Sightings from the Top:

The Tape Measure

by Terrie Todd


One afternoon as I crossed over the Tupper Street Bridge, I saw a pretty nice measuring tape lying on one of the fence posts. You know the kind, where the metal strip comes out the bottom and you pull it as far you need and then when you let go it coils itself up inside the casing. If you’re not careful, it’ll whap you across the face on the way or cut your finger on its sharp edges. I have no idea how the tape measure got there, but I have my theory. Weeble Kneeble, the wanna-be world-famous dare devil, decided he wanted to be the first to jump the Tupper Street Bridge with his motorcycle. But not just from the ground, no sir. That wouldn’t be challenging enough for Weeble. He would be riding his bike along a moving train fitted with a ramp, leap over the bridge, and land on the same moving train on the other side, on a landing ramp built at the carefully calculated correct distance behind the takeoff ramp. Weeble couldn’t wait to wow the world with his fearless feat and become filthy rich. The first step was measuring the exact height of the bridge. Weeble instructed his sidekick, Wally, to hold the measuring tape at the top of the bridge. However, simply asking Wally to feed the tape down to him while he waited below was child’s play for the courageous Weeble.
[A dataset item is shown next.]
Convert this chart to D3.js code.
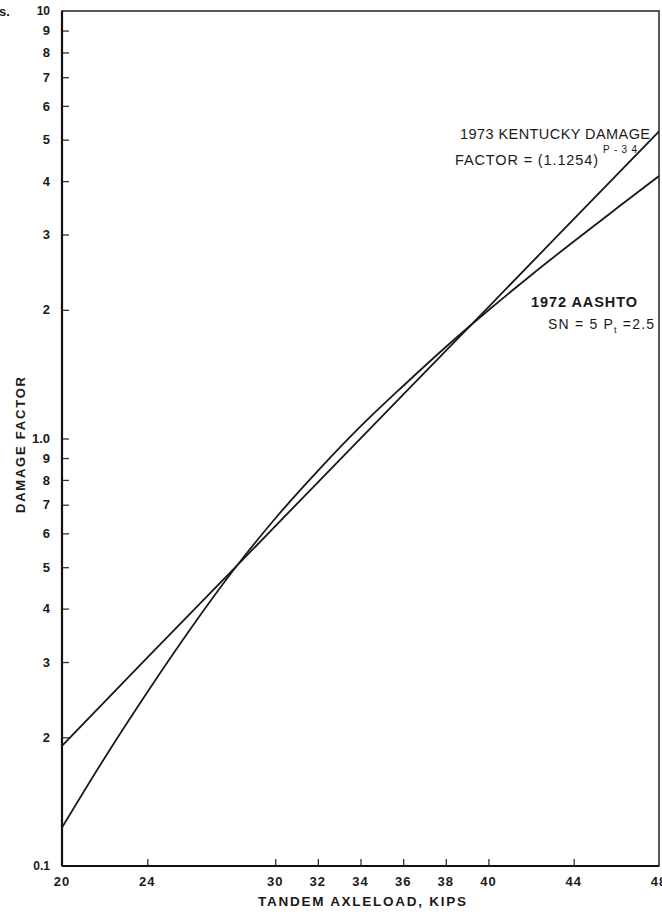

With both hands, he grabbed the measuring tape and jumped off the bridge, hollering for Wally to “hang on tight.” Which Wally did. Weeble, however, hadn’t factored in that the tape wasn’t quite long enough to reach the ground.

But it did place Weeble at exactly the correct height to provide the train conductor with a close-up of his pearly whites as he grimaced through the windshield of an oncoming train. Weeble ended up somewhere in Toronto. The measuring tape whapped its way back into Wally’s hand. Wally laid it on a fence post at the top of the bridge, carried on down to Saskatchewan Avenue, and applied for work at Dairy Queen. Just a theory, mind you. But I’d be looking out for swinging dare devils if I were you.


One Response

  1. Karen Gross

    Have you ever read the Dr. Seuss book “And to Think That I Saw It on Mulberry Street.”? I think perhaps you were the inspiration for this book. You see more than the average walker.